As Polkinghorne moved towards the dugout, she paused to embrace interim boss Tom Sermanni, the coach who had given her an international debut in 2006, and who was again taking charge in her final game as the side’s caretaker. “I just said, can you believe we were both here?” Sarmanni smiled post-game. “I mean, who would have thought, from 18 years ago, and then suddenly it’s back to that stage again.”

Though mirroring their efforts from Melbourne earlier in the week by racing to an early two-goal lead, the Matildas this time didn’t open the door for Taiwan to land any kind of sucker punch in response. The visitors, in fact, wouldn’t produce a shot on target all evening and found themselves staring down a 3-0 deficit before the halftime break, one that became four goals, then five, and ultimately six as the second half wore on.

This comfortable margin was the sort of result that had been expected from Australia, even an understrength one, against an unheralded foe like Taiwan – albeit for all the talk of youth, six players were aged 30 or over in Sermanni’s starting XI, meaning it wasn’t an inexperienced one.

Backing up her strong performance at AAMI Park, Tameka Yallop played a hand in all three of her side’s first-half goals. In the sixth minute, she played a pass to Emily van Egmond that saw the midfielder loop a ball into the box and onto the head of Leah Davidson, who got underneath the arriving delivery and headed in a maiden international goal.
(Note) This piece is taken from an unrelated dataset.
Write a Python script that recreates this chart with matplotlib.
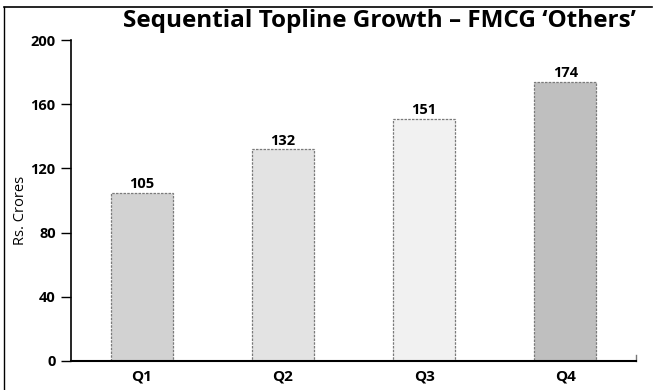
import matplotlib.pyplot as plt
from matplotlib.lines import Line2D

plt.rcParams['font.family'] = ['Open Sans', 'DejaVu Sans']

quarters = ['Q1', 'Q2', 'Q3', 'Q4']
sales = [105, 132, 151, 174]
# scanned stipple tones, approximated as flat greys
shades = ['#d2d2d2', '#e3e3e3', '#f1f1f1', '#bfbfbf']

fig = plt.figure(figsize=(6.55, 3.9), dpi=100)
ax = fig.add_axes([0.1084, 0.0744, 0.8626, 0.8226])

x = range(len(quarters))
bars = ax.bar(x, sales, width=0.44, color=shades, edgecolor='#7a7a7a',
              linewidth=0.9, linestyle=(0, (2, 1)))
for b, v in zip(bars, sales):
    ax.text(b.get_x() + b.get_width() / 2, v + 1.0, str(v), ha='center', va='bottom',
            fontsize=10.5, fontweight='bold')

ax.set_xlim(-0.5, 3.5)
ax.set_ylim(0, 200)
ax.set_yticks([0, 40, 80, 120, 160, 200])
ax.set_xticks(list(x))
ax.set_xticklabels(quarters, fontweight='bold', fontsize=11)
for lab in ax.get_yticklabels():
    lab.set_fontweight('bold')
    lab.set_fontsize(10.5)
ax.tick_params(axis='y', length=7, width=1, pad=4)
ax.tick_params(axis='x', length=0, pad=6)
ax.spines['top'].set_visible(False)
ax.spines['right'].set_visible(False)
ax.spines['left'].set_linewidth(1.2)
ax.spines['bottom'].set_linewidth(1.5)
ax.set_ylabel('Rs. Crores', fontsize=10.5)
ax.yaxis.set_label_coords(-0.076, 0.47)

# little end mark on the right of the x axis
ax.plot([3.5, 3.5], [0, 4], color='#777777', lw=1, clip_on=False)

fig.text(0.58, 0.947, "Sequential Topline Growth \u2013 FMCG \u2018Others\u2019",
         ha='center', va='center', fontsize=17.5, fontweight='bold')

# frame of the scanned box
fig.add_artist(Line2D([0.006, 0.995], [0.982, 0.982], color='black', lw=1.2))
fig.add_artist(Line2D([0.006, 0.006], [0.0, 0.982], color='black', lw=1.0))

fig.savefig('out.png', dpi=100)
In the 11th minute, the Brisbane Roar midfielder intercepted an attempted clearance by Taiwan keeper Wang Yu-ting before splitting defender Chen Ying-hui and Pu Hsin-hui and putting an effort into the bottom corner. Six minutes before the end of the half, she found herself in space in the left – that side of the park proving a happy hunting ground across the opening 45 minutes, mostly thanks to Yallop – and swung in a cross that was met by Emily Gielnik, who scored her first goal since the bronze medal game of the Tokyo Olympics.

“Today we were able to control the ball a lot more and find little pockets of space, looking to create a fair bit and trying to face forward,” said Yallop.

At that point, the result was beyond doubt, giving the second half the air of a procession as Sermanni increasingly emptied his bench; teenage keeper Chloe Lincoln replaced Mackenzie Arnold in the 65th minute to make her international debut, only to then touch the ball twice while not needing to make a save.

In the 56th minute, Remy Seimsen took the ball off Wu Kai-Ching, skipped past Chen Ying-Hiu and cut the ball back for Michelle Heyman to fire into the roof of the net. Then, 73 minutes in, a van Egmond free kick was met with a soaring header by Tash Prior, who made it two goals in two games – giving her more senior international goals than her one senior club goal. Speaking of two goals in two games, Sharn Freir capped off the evening by charging onto a ball in behind from Winonah Heatley and firing between Wang’s legs.

After four games across two weeks, what has been a jam-packed international window, where nearly 40 players have come and gone in Matildas camp, has come to an end.

The Matildas will next be in action when they face Japan, Colombia, and the United States at the SheBelieves Cup next February. That should be the first set of games a new coach has with the side, beginning the process of implementing their vision. Players like Heatley, Frier, and Prior will likely be challenging for minutes and greater roles at that point. A new coach and rising players looking to start eras of their own.

“If I’m sitting down and reassessing at the end of the year, and if I’m looking towards the SheBelieves Cup, there’s much more competition for those 23 spots in the squad than I think there was a few months ago,” said Sermanni.